"When we deny the story, it defines us. When we own the story, we can write a brave new ending." - Brené Brown
Does your story empower or diminish you?
We are enamored with stories. We all have our own story. Some embrace it, while others spend their lives running from it. There is the story, and there is what we make of it. In other words, how we relate to our story can significantly impact the quality of our lives.
Our story can drive us to be and do better, or it can limit and diminish us. We don’t get to choose what happened to us in the womb, birth, childhood, or developing years. But we do get to decide how we interpret it and what we make of it. We have the power to choose how we see our past and decide to view it in a way that empowers us. Or, we can get hooked on our own story, recreating pain and suffering in a continuous, destructive loop. I speak from first-hand experience. I believed that I was born all wrong for most of my life, and as a result, I was unworthy, unlovable, and not good enough. My energy was spent proving the opposite by achieving career success, dating beautiful women, and becoming a relentless people pleaser. It took years to connect the dots, break free from my own life sentence, and rewrite my own story.

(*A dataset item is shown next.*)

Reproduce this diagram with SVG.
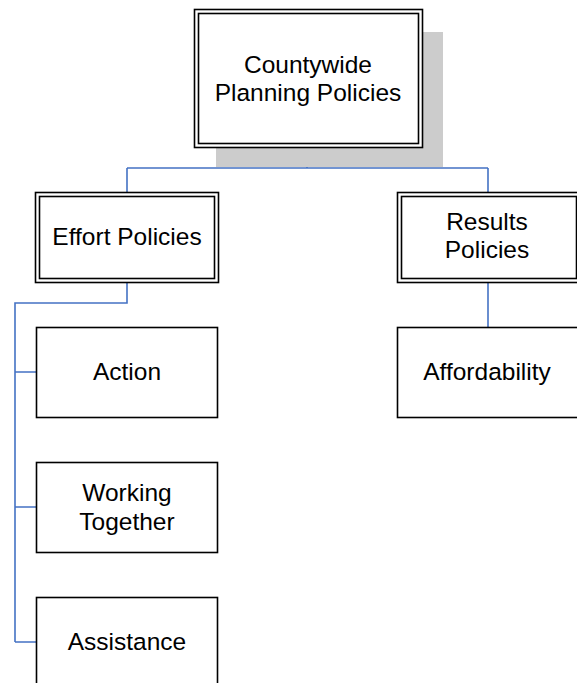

How do you rewrite your story in a way that serves you?
First, ask yourself if you are willing to give up your story. How has it served you? How has it helped you to get to where you are? Are you able to be complete with it and surrender to that which you cannot change because it's the past? Can you get vulnerable from within and acknowledge the entirety of who you are, story and all? Can you free yourself from your own claws of fear, self-doubt, not good or lovable? Can you surrender and accept yourself just as you are? Giving up your story can feel like losing your identity. Take a leap and give it up if it no longer serves you.
Second, relate to your story with new eyes. You thank it for serving you and getting you this far. I once wrote a letter to my fat for providing the illusion of "safety" and getting me through tough times as my comfort and insulation. Seeing my fat through a new set of eyes meant shifting my perception of it from "protection" to "threat.” A fresh new perspective means you look back and reprogram how it occurs in your thoughts. You rewrite your story from the future, not from the past.
Third, own and take full responsibility for your story while nurturing and loving yourself through it. Self-soothing is a learned skill. Taking complete ownership of your life is a super-power that makes you a hero. The fat served me, but taking full ownership meant saying goodbye to donuts and adopting new, healthier food choices. If you own it, then you can change it. No one will come and rescue you. The villains and the heroes live within. You have you, and that is enough.
As Maya Angelou said, “There is no greater agony than bearing an untold story inside you.” Your story can make you or break you - share your story and break free from its captivity. You are limitless. Your story is what YOU make of it. Rewrite it to empower you - cheers to you and what is possible.